> WHAT THE TASK REQUIRES: Output every line of the material exactly, omitting images.

> SOURCE MATERIAL:
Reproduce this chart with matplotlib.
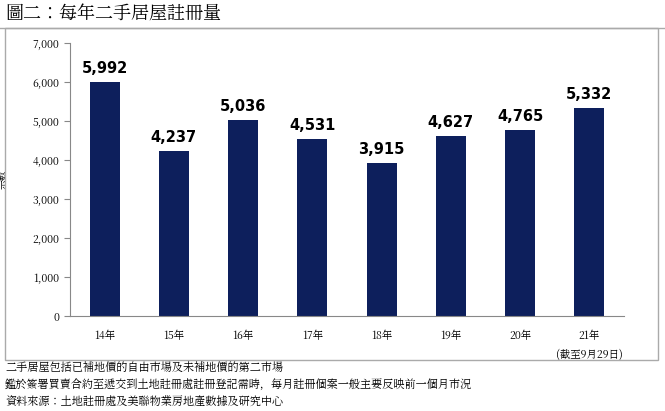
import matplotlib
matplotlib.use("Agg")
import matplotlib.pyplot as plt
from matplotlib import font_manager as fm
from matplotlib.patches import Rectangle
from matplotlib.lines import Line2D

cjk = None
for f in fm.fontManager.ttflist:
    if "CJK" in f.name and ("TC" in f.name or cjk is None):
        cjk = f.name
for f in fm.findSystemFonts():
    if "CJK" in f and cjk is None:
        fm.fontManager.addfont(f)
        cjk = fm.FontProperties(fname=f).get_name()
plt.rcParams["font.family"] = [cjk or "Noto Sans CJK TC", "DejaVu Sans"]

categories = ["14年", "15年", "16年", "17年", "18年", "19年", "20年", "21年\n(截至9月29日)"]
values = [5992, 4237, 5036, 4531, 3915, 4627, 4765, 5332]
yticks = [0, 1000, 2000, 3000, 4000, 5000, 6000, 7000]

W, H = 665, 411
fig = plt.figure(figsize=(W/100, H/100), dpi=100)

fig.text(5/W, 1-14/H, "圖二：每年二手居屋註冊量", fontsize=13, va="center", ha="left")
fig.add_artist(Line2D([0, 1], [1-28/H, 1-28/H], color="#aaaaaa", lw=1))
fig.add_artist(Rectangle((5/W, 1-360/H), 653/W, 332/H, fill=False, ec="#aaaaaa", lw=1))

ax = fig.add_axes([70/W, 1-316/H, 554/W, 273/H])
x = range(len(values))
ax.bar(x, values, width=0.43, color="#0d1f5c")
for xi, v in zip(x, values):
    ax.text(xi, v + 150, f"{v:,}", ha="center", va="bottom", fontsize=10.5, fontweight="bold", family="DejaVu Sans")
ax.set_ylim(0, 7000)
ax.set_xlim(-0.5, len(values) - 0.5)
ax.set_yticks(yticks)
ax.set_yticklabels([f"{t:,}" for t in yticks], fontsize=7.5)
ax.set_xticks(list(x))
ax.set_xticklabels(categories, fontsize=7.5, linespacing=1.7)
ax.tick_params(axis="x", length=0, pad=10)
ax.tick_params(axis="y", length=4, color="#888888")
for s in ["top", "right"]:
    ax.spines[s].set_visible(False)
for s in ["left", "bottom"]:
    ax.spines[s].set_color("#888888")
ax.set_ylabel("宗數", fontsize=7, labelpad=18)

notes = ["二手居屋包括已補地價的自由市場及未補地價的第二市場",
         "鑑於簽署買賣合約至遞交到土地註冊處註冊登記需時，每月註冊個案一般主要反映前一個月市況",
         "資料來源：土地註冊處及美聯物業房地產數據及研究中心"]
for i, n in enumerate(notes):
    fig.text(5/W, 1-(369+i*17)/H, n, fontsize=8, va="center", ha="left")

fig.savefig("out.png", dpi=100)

> TASK RESPONSE:
Reproduce this chart with matplotlib.
import matplotlib
matplotlib.use("Agg")
import matplotlib.pyplot as plt
from matplotlib import font_manager as fm
from matplotlib.patches import Rectangle
from matplotlib.lines import Line2D

cjk = None
for f in fm.fontManager.ttflist:
    if "CJK" in f.name and ("TC" in f.name or cjk is None):
        cjk = f.name
for f in fm.findSystemFonts():
    if "CJK" in f and cjk is None:
        fm.fontManager.addfont(f)
        cjk = fm.FontProperties(fname=f).get_name()
plt.rcParams["font.family"] = [cjk or "Noto Sans CJK TC", "DejaVu Sans"]

categories = ["14年", "15年", "16年", "17年", "18年", "19年", "20年", "21年\n(截至9月29日)"]
values = [5992, 4237, 5036, 4531, 3915, 4627, 4765, 5332]
yticks = [0, 1000, 2000, 3000, 4000, 5000, 6000, 7000]

W, H = 665, 411
fig = plt.figure(figsize=(W/100, H/100), dpi=100)

fig.text(5/W, 1-14/H, "圖二：每年二手居屋註冊量", fontsize=13, va="center", ha="left")
fig.add_artist(Line2D([0, 1], [1-28/H, 1-28/H], color="#aaaaaa", lw=1))
fig.add_artist(Rectangle((5/W, 1-360/H), 653/W, 332/H, fill=False, ec="#aaaaaa", lw=1))

ax = fig.add_axes([70/W, 1-316/H, 554/W, 273/H])
x = range(len(values))
ax.bar(x, values, width=0.43, color="#0d1f5c")
for xi, v in zip(x, values):
    ax.text(xi, v + 150, f"{v:,}", ha="center", va="bottom", fontsize=10.5, fontweight="bold", family="DejaVu Sans")
ax.set_ylim(0, 7000)
ax.set_xlim(-0.5, len(values) - 0.5)
ax.set_yticks(yticks)
ax.set_yticklabels([f"{t:,}" for t in yticks], fontsize=7.5)
ax.set_xticks(list(x))
ax.set_xticklabels(categories, fontsize=7.5, linespacing=1.7)
ax.tick_params(axis="x", length=0, pad=10)
ax.tick_params(axis="y", length=4, color="#888888")
for s in ["top", "right"]:
    ax.spines[s].set_visible(False)
for s in ["left", "bottom"]:
    ax.spines[s].set_color("#888888")
ax.set_ylabel("宗數", fontsize=7, labelpad=18)

notes = ["二手居屋包括已補地價的自由市場及未補地價的第二市場",
         "鑑於簽署買賣合約至遞交到土地註冊處註冊登記需時，每月註冊個案一般主要反映前一個月市況",
         "資料來源：土地註冊處及美聯物業房地產數據及研究中心"]
for i, n in enumerate(notes):
    fig.text(5/W, 1-(369+i*17)/H, n, fontsize=8, va="center", ha="left")

fig.savefig("out.png", dpi=100)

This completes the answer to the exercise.